§ **Stated problem**:
Set the listing down again exactly, please, apart from its pictures.

____________

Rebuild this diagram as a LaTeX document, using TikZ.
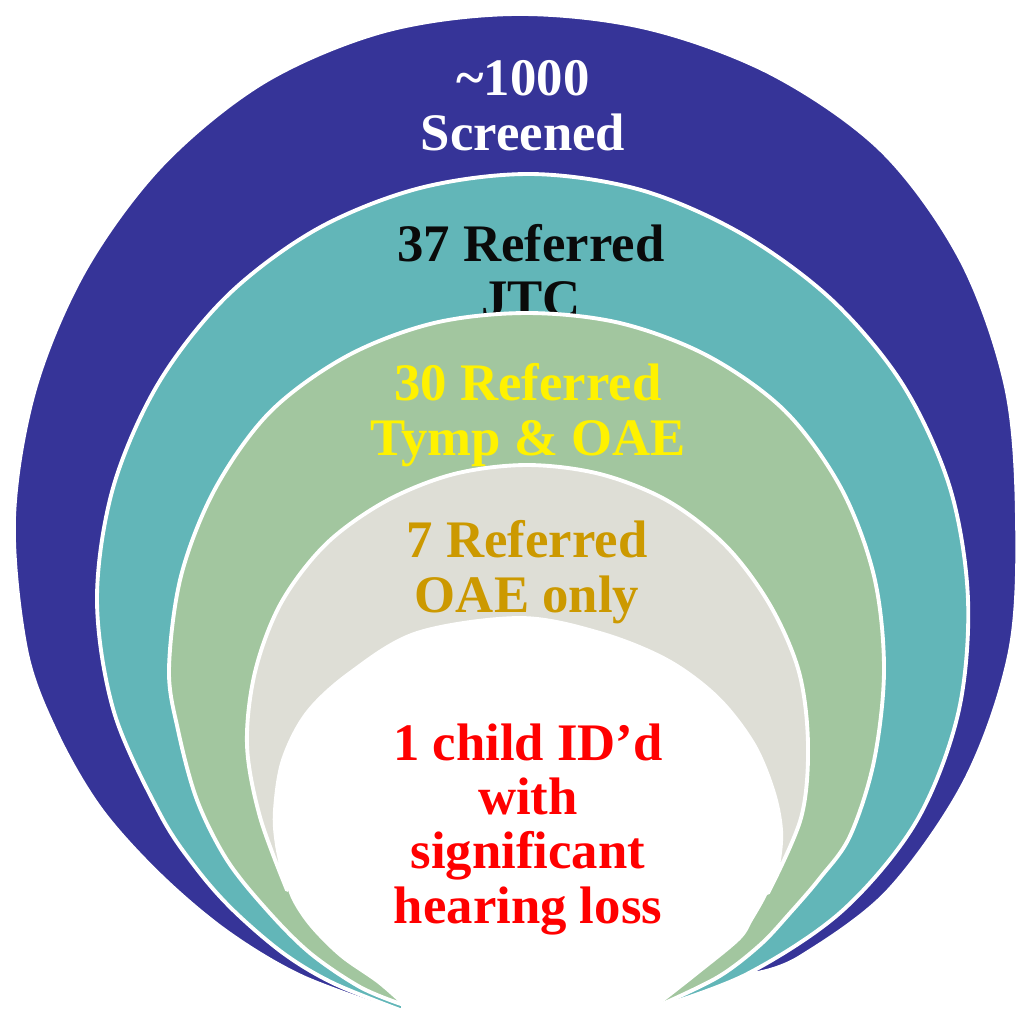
\documentclass[tikz,border=0pt]{standalone}
\usepackage{fontspec}
\setmainfont{Liberation Serif}
\definecolor{ringnavy}{RGB}{54,52,152}
\definecolor{ringteal}{RGB}{98,182,184}
\definecolor{ringgreen}{RGB}{162,198,159}
\definecolor{ringgray}{RGB}{222,222,214}
\definecolor{txtgold}{RGB}{204,153,0}
\definecolor{txtblack}{RGB}{10,10,10}
\tikzset{
  ring/.style={draw=white,line width=1.1pt,line join=round},
  lbl/.style={font=\fontsize{15}{15.4}\selectfont\bfseries,align=center,inner sep=0pt,anchor=base}
}
\begin{document}
\begin{tikzpicture}[x=0.01cm,y=-0.01cm]
    \useasboundingbox (0,0) rectangle (1016,1011);

    \filldraw[ring,fill=ringnavy] plot[smooth,tension=0.55] coordinates {
        (396,1011) (301,976) (226,931) (159,874) (100,808) (56,732) (26,649)
        (14,518) (35,389) (85,270) (162,165) (264,82) (385,31) (515,14)
        (646,28) (772,74) (882,151) (961,260) (1006,387) (1017,518) (1010,651)
        (966,779) (888,891) (800,957) (757,973)} -- cycle;
    \node[lbl,text=white] (screened) at (523,150) {\textasciitilde1000\\Screened};

    \filldraw[ring,fill=ringteal] plot[smooth,tension=0.55] coordinates {
        (400,1010) (333,983) (283,953) (233,910) (196,868) (160,814) (114,712)
        (97,600) (113,488) (158,384) (227,296) (317,229) (420,188) (531,174)
        (641,190) (742,234) (832,300) (903,385) (950,488) (968,600) (958,714)
        (916,822) (842,911) (747,974) (656,1008)} -- cycle;
    \node[lbl,text=txtblack] (jtc) at (531,316) {37 Referred\\JTC};

    \filldraw[ring,fill=ringgreen] plot[smooth,tension=0.55] coordinates {
        (401,1004) (360,987) (310,953) (267,910) (227,860) (197,800) (178,730)
        (169,669) (181,576) (215,489) (270,412) (347,356) (434,323) (527,313)
        (620,323) (708,356) (785,411) (841,488) (874,576) (884,669) (874,761)
        (850,836) (820,878) (790,913) (760,945) (718,977) (658,1006)} -- cycle;
    \node[lbl,text=yellow] (tymp) at (528,455) {30 Referred\\Tymp \& OAE};

    \filldraw[ring,fill=ringgray] plot[smooth,tension=0.55] coordinates {
        (287,890) (260,817) (247,745) (255,672) (281,603) (326,544) (386,501)
        (454,474) (527,465) (600,474) (668,501) (726,546) (770,605) (799,672)
        (808,745) (801,818) (768,893)}
      -- plot[smooth,tension=0.55] coordinates {
        (768,893) (778,865) (781,830) (773,790) (753,743) (717,697) (667,660)
        (600,633) (520,618) (417,633) (350,673) (307,713) (283,760) (275,810)
        (277,845) (287,890)} -- cycle;
    \node[lbl,text=txtgold] (oae) at (527,612) {7 Referred\\OAE only};

    \fill[white] plot[smooth,tension=0.55] coordinates {
        (401,1004) (377,983) (340,957) (310,927) (292,900) (284,875) (277,845)
        (275,810) (283,760) (307,713) (350,673) (417,633) (520,618) (600,633)
        (667,660) (717,697) (753,743) (773,790) (781,830) (778,865) (768,893)
        (753,920) (740,940) (700,973) (658,1006)} -- (658,1030) -- (401,1030) -- cycle;
    \node[lbl,text=red] (hearing) at (528,923) {1 child ID’d\\with\\significant\\hearing loss};
\end{tikzpicture}
\end{document}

____________

§ **Answer to this task**:
Rebuild this diagram as a LaTeX document, using TikZ.
\documentclass[tikz,border=0pt]{standalone}
\usepackage{fontspec}
\setmainfont{Liberation Serif}
\definecolor{ringnavy}{RGB}{54,52,152}
\definecolor{ringteal}{RGB}{98,182,184}
\definecolor{ringgreen}{RGB}{162,198,159}
\definecolor{ringgray}{RGB}{222,222,214}
\definecolor{txtgold}{RGB}{204,153,0}
\definecolor{txtblack}{RGB}{10,10,10}
\tikzset{
  ring/.style={draw=white,line width=1.1pt,line join=round},
  lbl/.style={font=\fontsize{15}{15.4}\selectfont\bfseries,align=center,inner sep=0pt,anchor=base}
}
\begin{document}
\begin{tikzpicture}[x=0.01cm,y=-0.01cm]
    \useasboundingbox (0,0) rectangle (1016,1011);

    \filldraw[ring,fill=ringnavy] plot[smooth,tension=0.55] coordinates {
        (396,1011) (301,976) (226,931) (159,874) (100,808) (56,732) (26,649)
        (14,518) (35,389) (85,270) (162,165) (264,82) (385,31) (515,14)
        (646,28) (772,74) (882,151) (961,260) (1006,387) (1017,518) (1010,651)
        (966,779) (888,891) (800,957) (757,973)} -- cycle;
    \node[lbl,text=white] (screened) at (523,150) {\textasciitilde1000\\Screened};

    \filldraw[ring,fill=ringteal] plot[smooth,tension=0.55] coordinates {
        (400,1010) (333,983) (283,953) (233,910) (196,868) (160,814) (114,712)
        (97,600) (113,488) (158,384) (227,296) (317,229) (420,188) (531,174)
        (641,190) (742,234) (832,300) (903,385) (950,488) (968,600) (958,714)
        (916,822) (842,911) (747,974) (656,1008)} -- cycle;
    \node[lbl,text=txtblack] (jtc) at (531,316) {37 Referred\\JTC};

    \filldraw[ring,fill=ringgreen] plot[smooth,tension=0.55] coordinates {
        (401,1004) (360,987) (310,953) (267,910) (227,860) (197,800) (178,730)
        (169,669) (181,576) (215,489) (270,412) (347,356) (434,323) (527,313)
        (620,323) (708,356) (785,411) (841,488) (874,576) (884,669) (874,761)
        (850,836) (820,878) (790,913) (760,945) (718,977) (658,1006)} -- cycle;
    \node[lbl,text=yellow] (tymp) at (528,455) {30 Referred\\Tymp \& OAE};

    \filldraw[ring,fill=ringgray] plot[smooth,tension=0.55] coordinates {
        (287,890) (260,817) (247,745) (255,672) (281,603) (326,544) (386,501)
        (454,474) (527,465) (600,474) (668,501) (726,546) (770,605) (799,672)
        (808,745) (801,818) (768,893)}
      -- plot[smooth,tension=0.55] coordinates {
        (768,893) (778,865) (781,830) (773,790) (753,743) (717,697) (667,660)
        (600,633) (520,618) (417,633) (350,673) (307,713) (283,760) (275,810)
        (277,845) (287,890)} -- cycle;
    \node[lbl,text=txtgold] (oae) at (527,612) {7 Referred\\OAE only};

    \fill[white] plot[smooth,tension=0.55] coordinates {
        (401,1004) (377,983) (340,957) (310,927) (292,900) (284,875) (277,845)
        (275,810) (283,760) (307,713) (350,673) (417,633) (520,618) (600,633)
        (667,660) (717,697) (753,743) (773,790) (781,830) (778,865) (768,893)
        (753,920) (740,940) (700,973) (658,1006)} -- (658,1030) -- (401,1030) -- cycle;
    \node[lbl,text=red] (hearing) at (528,923) {1 child ID’d\\with\\significant\\hearing loss};
\end{tikzpicture}
\end{document}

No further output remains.